Aim:
Everything in the listing except the pictures should be written out exactly.

Recorded data:
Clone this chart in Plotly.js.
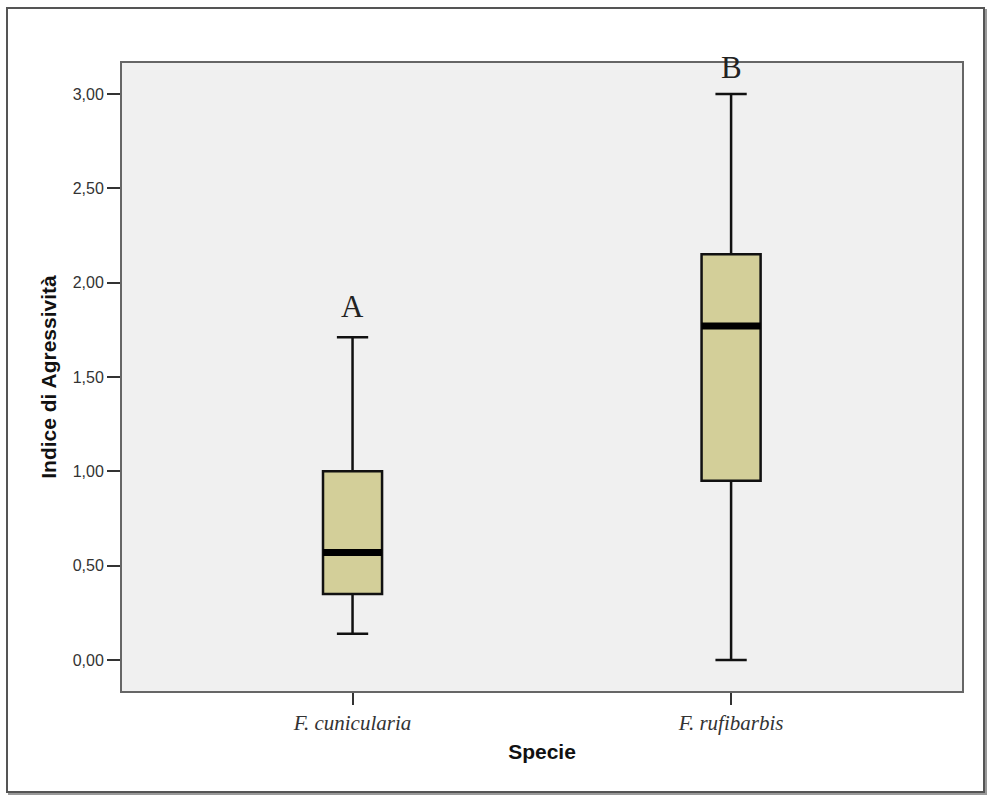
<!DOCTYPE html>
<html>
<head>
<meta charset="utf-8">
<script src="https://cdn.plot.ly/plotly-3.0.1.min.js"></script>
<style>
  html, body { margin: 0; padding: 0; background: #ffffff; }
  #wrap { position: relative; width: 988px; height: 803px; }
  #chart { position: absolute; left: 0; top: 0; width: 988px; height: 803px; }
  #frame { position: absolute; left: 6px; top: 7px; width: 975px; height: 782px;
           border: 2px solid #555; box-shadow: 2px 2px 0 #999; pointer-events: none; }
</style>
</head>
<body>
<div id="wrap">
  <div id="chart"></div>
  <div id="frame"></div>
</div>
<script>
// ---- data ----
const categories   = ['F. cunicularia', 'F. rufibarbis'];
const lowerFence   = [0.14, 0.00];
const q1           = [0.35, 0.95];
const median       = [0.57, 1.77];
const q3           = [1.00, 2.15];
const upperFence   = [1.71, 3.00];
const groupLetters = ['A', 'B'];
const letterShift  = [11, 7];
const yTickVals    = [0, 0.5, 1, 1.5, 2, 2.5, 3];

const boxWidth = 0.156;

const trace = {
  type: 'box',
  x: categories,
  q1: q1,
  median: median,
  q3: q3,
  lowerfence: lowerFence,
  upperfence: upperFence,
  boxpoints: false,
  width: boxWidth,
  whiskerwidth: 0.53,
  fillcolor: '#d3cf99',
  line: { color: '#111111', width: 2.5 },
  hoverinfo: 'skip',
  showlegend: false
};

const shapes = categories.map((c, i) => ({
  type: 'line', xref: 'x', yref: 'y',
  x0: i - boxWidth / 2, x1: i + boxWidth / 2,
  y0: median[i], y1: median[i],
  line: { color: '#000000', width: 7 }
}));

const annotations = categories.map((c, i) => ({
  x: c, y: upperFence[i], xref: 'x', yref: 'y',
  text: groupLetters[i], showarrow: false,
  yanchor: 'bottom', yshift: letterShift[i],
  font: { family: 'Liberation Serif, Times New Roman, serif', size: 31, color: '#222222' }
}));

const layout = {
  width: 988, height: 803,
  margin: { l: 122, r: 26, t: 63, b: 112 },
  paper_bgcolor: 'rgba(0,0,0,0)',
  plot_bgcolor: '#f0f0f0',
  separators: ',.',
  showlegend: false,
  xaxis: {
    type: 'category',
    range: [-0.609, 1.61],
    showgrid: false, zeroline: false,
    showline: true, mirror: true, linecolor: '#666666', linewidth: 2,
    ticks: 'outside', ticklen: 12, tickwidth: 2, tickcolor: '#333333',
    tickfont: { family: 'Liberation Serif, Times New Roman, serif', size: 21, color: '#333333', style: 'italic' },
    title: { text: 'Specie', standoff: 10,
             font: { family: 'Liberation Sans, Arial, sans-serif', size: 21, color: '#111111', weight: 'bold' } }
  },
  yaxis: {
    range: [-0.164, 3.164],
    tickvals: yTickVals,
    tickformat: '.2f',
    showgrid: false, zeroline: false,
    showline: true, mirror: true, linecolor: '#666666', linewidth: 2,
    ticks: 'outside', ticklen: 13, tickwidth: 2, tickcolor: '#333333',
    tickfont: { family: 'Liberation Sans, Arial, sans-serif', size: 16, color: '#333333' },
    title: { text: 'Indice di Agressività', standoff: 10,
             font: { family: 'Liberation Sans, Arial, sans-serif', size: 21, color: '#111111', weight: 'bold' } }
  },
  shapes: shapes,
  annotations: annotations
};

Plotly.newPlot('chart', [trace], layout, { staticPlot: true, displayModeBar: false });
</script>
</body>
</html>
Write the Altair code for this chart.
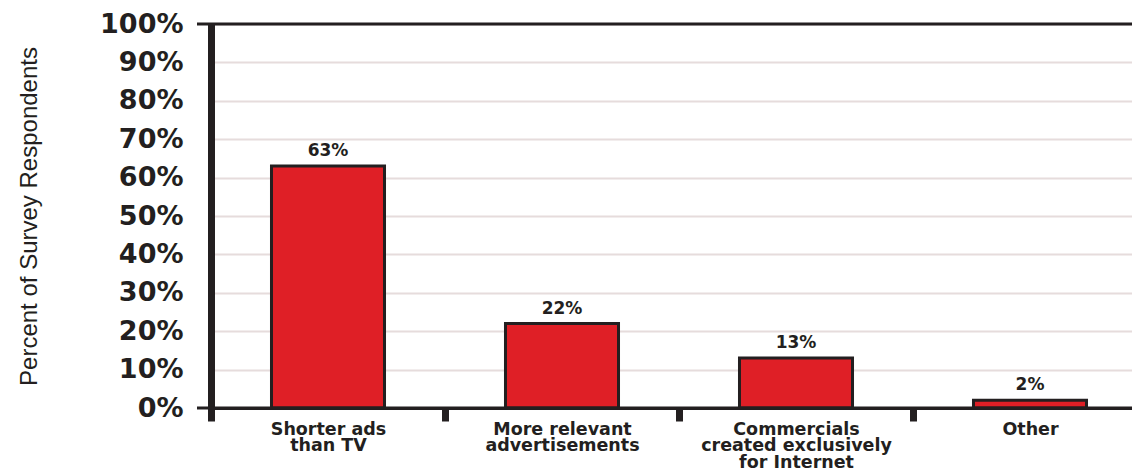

Answer to the task:
Clone this chart in Plotly.js.
<!DOCTYPE html>
<html>
<head>
<meta charset="utf-8">
<script src="https://cdn.plot.ly/plotly-3.0.1.min.js"></script>
<style>
  html, body { margin: 0; padding: 0; background: #ffffff; }
  #wrap { position: relative; width: 988px; height: 803px; }
  #chart { position: absolute; left: 0; top: 0; width: 988px; height: 803px; }
  #frame { position: absolute; left: 6px; top: 7px; width: 975px; height: 782px;
           border: 2px solid #555; box-shadow: 2px 2px 0 #999; pointer-events: none; }
</style>
</head>
<body>
<div id="wrap">
  <div id="chart"></div>
  <div id="frame"></div>
</div>
<script>
// ---- data ----
const categories   = ['F. cunicularia', 'F. rufibarbis'];
const lowerFence   = [0.14, 0.00];
const q1           = [0.35, 0.95];
const median       = [0.57, 1.77];
const q3           = [1.00, 2.15];
const upperFence   = [1.71, 3.00];
const groupLetters = ['A', 'B'];
const letterShift  = [11, 7];
const yTickVals    = [0, 0.5, 1, 1.5, 2, 2.5, 3];

const boxWidth = 0.156;

const trace = {
  type: 'box',
  x: categories,
  q1: q1,
  median: median,
  q3: q3,
  lowerfence: lowerFence,
  upperfence: upperFence,
  boxpoints: false,
  width: boxWidth,
  whiskerwidth: 0.53,
  fillcolor: '#d3cf99',
  line: { color: '#111111', width: 2.5 },
  hoverinfo: 'skip',
  showlegend: false
};

const shapes = categories.map((c, i) => ({
  type: 'line', xref: 'x', yref: 'y',
  x0: i - boxWidth / 2, x1: i + boxWidth / 2,
  y0: median[i], y1: median[i],
  line: { color: '#000000', width: 7 }
}));

const annotations = categories.map((c, i) => ({
  x: c, y: upperFence[i], xref: 'x', yref: 'y',
  text: groupLetters[i], showarrow: false,
  yanchor: 'bottom', yshift: letterShift[i],
  font: { family: 'Liberation Serif, Times New Roman, serif', size: 31, color: '#222222' }
}));

const layout = {
  width: 988, height: 803,
  margin: { l: 122, r: 26, t: 63, b: 112 },
  paper_bgcolor: 'rgba(0,0,0,0)',
  plot_bgcolor: '#f0f0f0',
  separators: ',.',
  showlegend: false,
  xaxis: {
    type: 'category',
    range: [-0.609, 1.61],
    showgrid: false, zeroline: false,
    showline: true, mirror: true, linecolor: '#666666', linewidth: 2,
    ticks: 'outside', ticklen: 12, tickwidth: 2, tickcolor: '#333333',
    tickfont: { family: 'Liberation Serif, Times New Roman, serif', size: 21, color: '#333333', style: 'italic' },
    title: { text: 'Specie', standoff: 10,
             font: { family: 'Liberation Sans, Arial, sans-serif', size: 21, color: '#111111', weight: 'bold' } }
  },
  yaxis: {
    range: [-0.164, 3.164],
    tickvals: yTickVals,
    tickformat: '.2f',
    showgrid: false, zeroline: false,
    showline: true, mirror: true, linecolor: '#666666', linewidth: 2,
    ticks: 'outside', ticklen: 13, tickwidth: 2, tickcolor: '#333333',
    tickfont: { family: 'Liberation Sans, Arial, sans-serif', size: 16, color: '#333333' },
    title: { text: 'Indice di Agressività', standoff: 10,
             font: { family: 'Liberation Sans, Arial, sans-serif', size: 21, color: '#111111', weight: 'bold' } }
  },
  shapes: shapes,
  annotations: annotations
};

Plotly.newPlot('chart', [trace], layout, { staticPlot: true, displayModeBar: false });
</script>
</body>
</html>
Write the Altair code for this chart.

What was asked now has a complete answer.